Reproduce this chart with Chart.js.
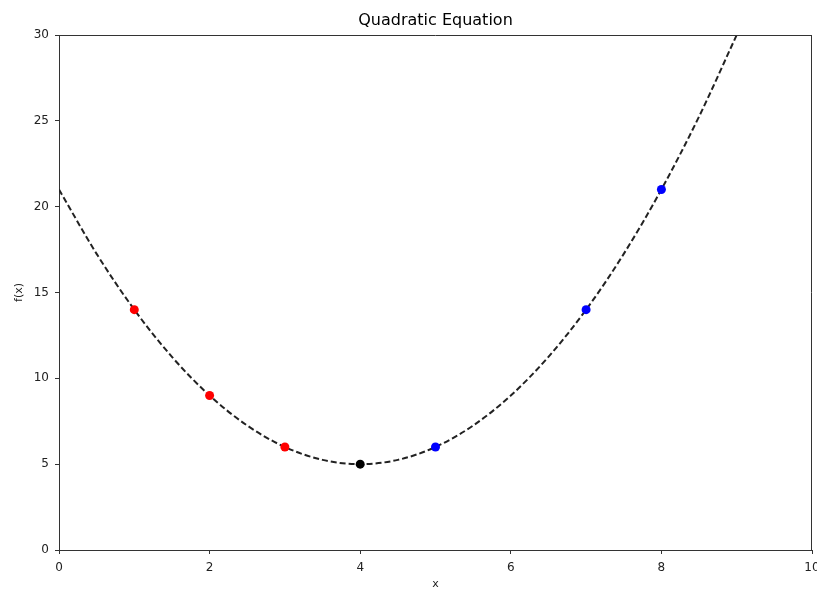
<!DOCTYPE html>
<html>
<head>
<meta charset="utf-8">
<script src="https://cdn.jsdelivr.net/npm/chart.js@4"></script>
<style>
  body { margin: 0; background: #fff; }
</style>
</head>
<body>
<canvas id="quadChart" width="817" height="589"></canvas>
<script>
// dashed curve
const curveX = [0, 0.5, 1, 1.5, 2, 2.5, 3, 3.5, 4, 4.5, 5, 5.5, 6, 6.5, 7, 7.5, 8, 8.5, 9];
const curveY = [21, 17.25, 14, 11.25, 9, 7.25, 6, 5.25, 5, 5.25, 6, 7.25, 9, 11.25, 14, 17.25, 21, 25.25, 30];

// marked points
const redX = [1, 2, 3];
const redY = [14, 9, 6];
const blackX = [4];
const blackY = [5];
const blueX = [5, 7, 8];
const blueY = [6, 14, 21];

const xTicks = [0, 2, 4, 6, 8, 10];
const yTicks = [0, 5, 10, 15, 20, 25, 30];

function toPoints(xs, ys) {
    return xs.map((x, i) => ({ x: x, y: ys[i] }));
}

function dots(label, xs, ys, color) {
    return {
        label: label,
        data: toPoints(xs, ys),
        showLine: false,
        pointRadius: 4.5,
        pointHoverRadius: 4.5,
        pointBackgroundColor: color,
        pointBorderColor: color,
        pointBorderWidth: 0,
        order: 1
    };
}

const font = { family: 'DejaVu Sans', size: 12 };
const axisColor = '#333';

new Chart(document.getElementById('quadChart').getContext('2d'), {
    type: 'scatter',
    data: {
        datasets: [
            {
                label: 'f(x)',
                data: toPoints(curveX, curveY),
                showLine: true,
                borderColor: '#222',
                borderWidth: 2,
                borderDash: [6, 3],
                pointRadius: 0,
                cubicInterpolationMode: 'monotone',
                fill: false,
                order: 2
            },
            dots('left', redX, redY, '#ff0000'),
            dots('vertex', blackX, blackY, '#000000'),
            dots('right', blueX, blueY, '#0000ff')
        ]
    },
    options: {
        responsive: false,
        animation: false,
        layout: { padding: { left: 0, right: 5, top: 0, bottom: 0 } },
        plugins: {
            legend: { display: false },
            tooltip: { enabled: false }
        },
        scales: {
            x: {
                type: 'linear',
                min: 0,
                max: 10,
                afterBuildTicks: axis => { axis.ticks = xTicks.map(v => ({ value: v })); },
                afterFit: axis => { axis.height = 39; axis.paddingLeft = 0; axis.paddingRight = 0; },
                grid: { drawOnChartArea: false, drawTicks: true, tickLength: 4, color: axisColor },
                border: { color: axisColor, width: 1 },
                ticks: { color: '#222', font: font, padding: 7, maxRotation: 0 },
                title: {
                    display: true,
                    text: 'x',
                    color: '#222',
                    font: { family: 'DejaVu Sans', size: 11 },
                    padding: { top: 0, bottom: -2 }
                }
            },
            // top axis only carries the chart title, centred over the plot
            xTop: {
                type: 'linear',
                position: 'top',
                min: 0,
                max: 10,
                afterFit: axis => { axis.height = 35; axis.paddingLeft = 0; axis.paddingRight = 0; },
                grid: { display: false },
                border: { display: false },
                ticks: { display: false },
                title: {
                    display: true,
                    text: 'Quadratic Equation',
                    color: '#000',
                    font: { family: 'DejaVu Sans', size: 16 },
                    padding: { top: 11, bottom: 0 }
                }
            },
            y: {
                type: 'linear',
                min: 0,
                max: 30,
                afterBuildTicks: axis => { axis.ticks = yTicks.map(v => ({ value: v })); },
                afterFit: axis => { axis.width = 59; axis.paddingTop = 0; axis.paddingBottom = 0; },
                grid: { drawOnChartArea: false, drawTicks: true, tickLength: 4, color: axisColor },
                border: { color: axisColor, width: 1 },
                ticks: { color: '#222', font: font, padding: 6 },
                title: {
                    display: true,
                    text: 'f(x)',
                    color: '#222',
                    font: { family: 'DejaVu Sans', size: 11 },
                    padding: { top: 13, bottom: 0 }
                }
            }
        }
    },
    plugins: [{
        id: 'frame',
        afterDatasetsDraw(chart) {
            const { ctx, chartArea: a } = chart;
            ctx.save();
            ctx.strokeStyle = axisColor;
            ctx.lineWidth = 1;
            ctx.beginPath();
            ctx.moveTo(a.left, a.top + 0.5);
            ctx.lineTo(a.right, a.top + 0.5);
            ctx.moveTo(a.right - 0.5, a.top);
            ctx.lineTo(a.right - 0.5, a.bottom);
            ctx.stroke();
            ctx.restore();
        }
    }]
});
</script>
</body>
</html>
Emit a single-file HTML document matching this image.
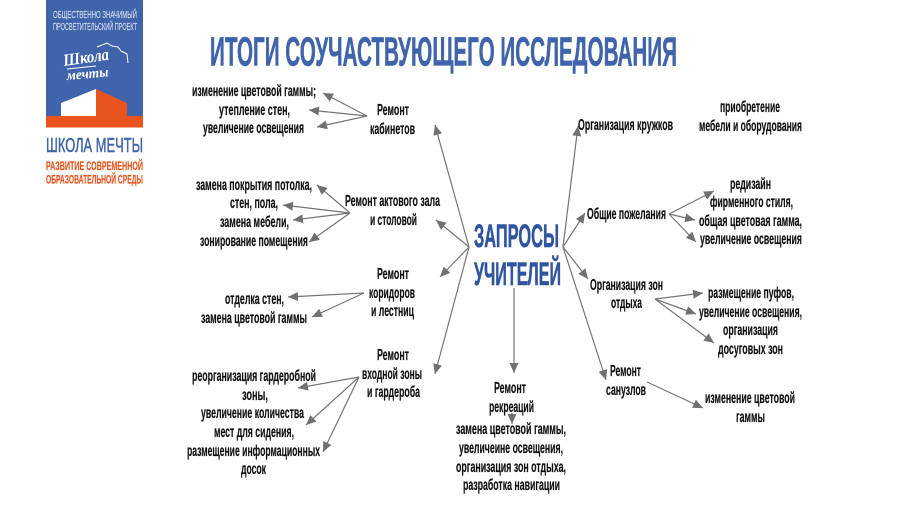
<!DOCTYPE html>
<html lang="ru">
<head>
<meta charset="utf-8">
<title>Итоги соучаствующего исследования</title>
<style>
html,body{margin:0;padding:0;background:#fff;width:900px;height:509px;overflow:hidden}
svg{display:block}
text{font-family:"Liberation Sans",sans-serif}
.t text{font-size:15.500px;font-weight:700;fill:#111;stroke:#111;stroke-width:.2}
.a line{stroke:#757575;stroke-width:1.2;marker-end:url(#ah)}
</style>
</head>
<body>
<svg width="900" height="509" viewBox="0 0 900 509" xmlns="http://www.w3.org/2000/svg">
<defs>
<marker id="ah" markerUnits="userSpaceOnUse" markerWidth="12" markerHeight="10" refX="10" refY="4.500" orient="auto">
<path d="M0,0 L10,4.500 L0,9 Z" fill="#707070"/>
</marker>
</defs>
<rect width="900" height="509" fill="#fff"/>

<!-- logo -->
<rect x="46" y="0" width="97" height="127.500" fill="#3f64ab"/>
<rect x="46" y="116" width="97" height="11.500" fill="#e9531d"/>
<polygon points="61,116 61,103 96,89 96,116" fill="#fff"/>
<polygon points="96,89 127,103 127,116 96,116" fill="#e9531d"/>
<g fill="#d5dcee" stroke="#d5dcee" stroke-width=".15" font-weight="400" font-size="10">
<text x="53" y="18" textLength="84" lengthAdjust="spacingAndGlyphs">ОБЩЕСТВЕННО ЗНАЧИМЫЙ</text>
<text x="53" y="30" textLength="84" lengthAdjust="spacingAndGlyphs">ПРОСВЕТИТЕЛЬСКИЙ ПРОЕКТ</text>
</g>
<polyline points="97,47 107,43 112,46 118,47 121,51 127,54 128,63" fill="none" stroke="#fff" stroke-width="1"/>
<text transform="translate(64,66) rotate(-8)" font-size="17" font-style="italic" font-weight="700" fill="#fff" textLength="46" lengthAdjust="spacingAndGlyphs" style="font-family:'Liberation Serif',serif">Школа</text>
<line x1="67" y1="69" x2="96" y2="66" stroke="#fff" stroke-width="1"/>
<text transform="translate(67,80) rotate(-5)" font-size="14" font-style="italic" font-weight="700" fill="#fff" textLength="42" lengthAdjust="spacingAndGlyphs" style="font-family:'Liberation Serif',serif">мечты</text>
<text x="46" y="152" font-size="20" fill="#3f64ab" stroke="#3f64ab" stroke-width=".5" textLength="97" lengthAdjust="spacingAndGlyphs">ШКОЛА МЕЧТЫ</text>
<g fill="#e9531d" stroke="#e9531d" stroke-width=".15" font-weight="700" font-size="12">
<text x="46" y="170" textLength="97" lengthAdjust="spacingAndGlyphs">РАЗВИТИЕ СОВРЕМЕННОЙ</text>
<text x="46" y="183.500" textLength="97" lengthAdjust="spacingAndGlyphs">ОБРАЗОВАТЕЛЬНОЙ СРЕДЫ</text>
</g>

<!-- title -->
<text x="210" y="65.500" font-size="41" font-weight="700" fill="#3f64ab" stroke="#3f64ab" stroke-width=".6" textLength="467" lengthAdjust="spacingAndGlyphs">ИТОГИ СОУЧАСТВУЮЩЕГО ИССЛЕДОВАНИЯ</text>

<!-- center -->
<g fill="#2f55a0" stroke="#2f55a0" stroke-width=".6" font-size="32" font-weight="700">
<text x="474" y="247" textLength="85" lengthAdjust="spacingAndGlyphs">ЗАПРОСЫ</text>
<text x="474" y="285" textLength="87" lengthAdjust="spacingAndGlyphs">УЧИТЕЛЕЙ</text>
</g>

<!-- arrows -->
<g class="a">
<line x1="469" y1="247" x2="435" y2="125"/>
<line x1="469" y1="247" x2="436" y2="220"/>
<line x1="469" y1="247" x2="440" y2="277"/>
<line x1="469" y1="247" x2="435" y2="374"/>
<line x1="563" y1="247" x2="578" y2="126"/>
<line x1="563" y1="247" x2="585" y2="213"/>
<line x1="563" y1="247" x2="588" y2="279"/>
<line x1="563" y1="247" x2="606" y2="380"/>
<line x1="514" y1="288" x2="514" y2="373"/>
<line x1="512" y1="413" x2="512" y2="424"/>
<line x1="367" y1="116" x2="323" y2="93"/>
<line x1="367" y1="116" x2="309" y2="110"/>
<line x1="367" y1="116" x2="317" y2="127"/>
<line x1="350" y1="213" x2="317" y2="185"/>
<line x1="350" y1="213" x2="283" y2="205"/>
<line x1="350" y1="213" x2="293" y2="220"/>
<line x1="350" y1="213" x2="309" y2="242"/>
<line x1="364" y1="293" x2="288" y2="297"/>
<line x1="364" y1="293" x2="312" y2="317"/>
<line x1="359" y1="377" x2="298" y2="388"/>
<line x1="359" y1="377" x2="306" y2="425"/>
<line x1="359" y1="377" x2="323" y2="452"/>
<line x1="669" y1="214" x2="714" y2="191"/>
<line x1="669" y1="214" x2="695" y2="220"/>
<line x1="669" y1="214" x2="696" y2="242"/>
<line x1="655" y1="299" x2="703" y2="293"/>
<line x1="655" y1="299" x2="696" y2="314"/>
<line x1="655" y1="299" x2="714" y2="343"/>
<line x1="647" y1="382" x2="703" y2="408"/>
</g>

<!-- labels -->
<g class="t">
<text x="192" y="96" textLength="124" lengthAdjust="spacingAndGlyphs">изменение цветовой гаммы;</text>
<text x="219" y="115" textLength="71" lengthAdjust="spacingAndGlyphs">утепление стен,</text>
<text x="203" y="133" textLength="101" lengthAdjust="spacingAndGlyphs">увеличение освещения</text>
<text x="377" y="115" textLength="32" lengthAdjust="spacingAndGlyphs">Ремонт</text>
<text x="370" y="134" textLength="45" lengthAdjust="spacingAndGlyphs">кабинетов</text>

<text x="196" y="190" textLength="116" lengthAdjust="spacingAndGlyphs">замена покрытия потолка,</text>
<text x="230" y="208" textLength="48" lengthAdjust="spacingAndGlyphs">стен, пола,</text>
<text x="220" y="227" textLength="69" lengthAdjust="spacingAndGlyphs">замена мебели,</text>
<text x="200" y="246" textLength="108" lengthAdjust="spacingAndGlyphs">зонирование помещения</text>
<text x="345" y="206" textLength="95" lengthAdjust="spacingAndGlyphs">Ремонт актового зала</text>
<text x="370" y="225" textLength="47" lengthAdjust="spacingAndGlyphs">и столовой</text>

<text x="377" y="279" textLength="32" lengthAdjust="spacingAndGlyphs">Ремонт</text>
<text x="369" y="298" textLength="46" lengthAdjust="spacingAndGlyphs">коридоров</text>
<text x="371" y="316" textLength="43" lengthAdjust="spacingAndGlyphs">и лестниц</text>
<text x="225" y="304" textLength="59" lengthAdjust="spacingAndGlyphs">отделка стен,</text>
<text x="201" y="323" textLength="106" lengthAdjust="spacingAndGlyphs">замена цветовой гаммы</text>

<text x="377" y="360" textLength="32" lengthAdjust="spacingAndGlyphs">Ремонт</text>
<text x="362" y="379" textLength="60" lengthAdjust="spacingAndGlyphs">входной зоны</text>
<text x="367" y="397" textLength="53" lengthAdjust="spacingAndGlyphs">и гардероба</text>
<text x="192" y="381" textLength="124" lengthAdjust="spacingAndGlyphs">реорганизация гардеробной</text>
<text x="242" y="400" textLength="26" lengthAdjust="spacingAndGlyphs">зоны,</text>
<text x="201" y="418" textLength="103" lengthAdjust="spacingAndGlyphs">увеличение количества</text>
<text x="214" y="437" textLength="80" lengthAdjust="spacingAndGlyphs">мест для сидения,</text>
<text x="187" y="456" textLength="133" lengthAdjust="spacingAndGlyphs">размещение информационных</text>
<text x="241" y="474" textLength="25" lengthAdjust="spacingAndGlyphs">досок</text>

<text x="578" y="130" textLength="95" lengthAdjust="spacingAndGlyphs">Организация кружков</text>
<text x="720" y="112" textLength="60" lengthAdjust="spacingAndGlyphs">приобретение</text>
<text x="699" y="131" textLength="103" lengthAdjust="spacingAndGlyphs">мебели и оборудования</text>

<text x="587" y="219" textLength="79" lengthAdjust="spacingAndGlyphs">Общие пожелания</text>
<text x="730" y="189" textLength="41" lengthAdjust="spacingAndGlyphs">редизайн</text>
<text x="710" y="207" textLength="83" lengthAdjust="spacingAndGlyphs">фирменного стиля,</text>
<text x="699" y="226" textLength="103" lengthAdjust="spacingAndGlyphs">общая цветовая гамма,</text>
<text x="700" y="244" textLength="102" lengthAdjust="spacingAndGlyphs">увеличение освещения</text>

<text x="590" y="290" textLength="73" lengthAdjust="spacingAndGlyphs">Организация зон</text>
<text x="611" y="308" textLength="31" lengthAdjust="spacingAndGlyphs">отдыха</text>
<text x="708" y="298" textLength="86" lengthAdjust="spacingAndGlyphs">размещение пуфов,</text>
<text x="699" y="317" textLength="103" lengthAdjust="spacingAndGlyphs">увеличение освещения,</text>
<text x="723" y="335" textLength="55" lengthAdjust="spacingAndGlyphs">организация</text>
<text x="718" y="354" textLength="65" lengthAdjust="spacingAndGlyphs">досуговых зон</text>

<text x="610" y="376" textLength="31" lengthAdjust="spacingAndGlyphs">Ремонт</text>
<text x="606" y="395" textLength="40" lengthAdjust="spacingAndGlyphs">санузлов</text>
<text x="705" y="403" textLength="90" lengthAdjust="spacingAndGlyphs">изменение цветовой</text>
<text x="736" y="422" textLength="29" lengthAdjust="spacingAndGlyphs">гаммы</text>

<text x="494" y="393" textLength="32" lengthAdjust="spacingAndGlyphs">Ремонт</text>
<text x="489" y="412" textLength="45" lengthAdjust="spacingAndGlyphs">рекреаций</text>
<text x="456" y="434" textLength="110" lengthAdjust="spacingAndGlyphs">замена цветовой гаммы,</text>
<text x="459" y="453" textLength="104" lengthAdjust="spacingAndGlyphs">увеличеине освещения,</text>
<text x="456" y="472" textLength="110" lengthAdjust="spacingAndGlyphs">организация зон отдыха,</text>
<text x="463" y="490" textLength="97" lengthAdjust="spacingAndGlyphs">разработка навигации</text>
</g>
</svg>
</body>
</html>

□ □ □ □ □ □ □

DIRECTIONS FOR THIS TASK: Write out again, exactly, the lines from the start of the listing up to the line containing "const blueY = [6, 14, 21];", with both ends and without pictures.

CORRECT ANSWER:
Reproduce this chart with Chart.js.
<!DOCTYPE html>
<html>
<head>
<meta charset="utf-8">
<script src="https://cdn.jsdelivr.net/npm/chart.js@4"></script>
<style>
  body { margin: 0; background: #fff; }
</style>
</head>
<body>
<canvas id="quadChart" width="817" height="589"></canvas>
<script>
// dashed curve
const curveX = [0, 0.5, 1, 1.5, 2, 2.5, 3, 3.5, 4, 4.5, 5, 5.5, 6, 6.5, 7, 7.5, 8, 8.5, 9];
const curveY = [21, 17.25, 14, 11.25, 9, 7.25, 6, 5.25, 5, 5.25, 6, 7.25, 9, 11.25, 14, 17.25, 21, 25.25, 30];

// marked points
const redX = [1, 2, 3];
const redY = [14, 9, 6];
const blackX = [4];
const blackY = [5];
const blueX = [5, 7, 8];
const blueY = [6, 14, 21];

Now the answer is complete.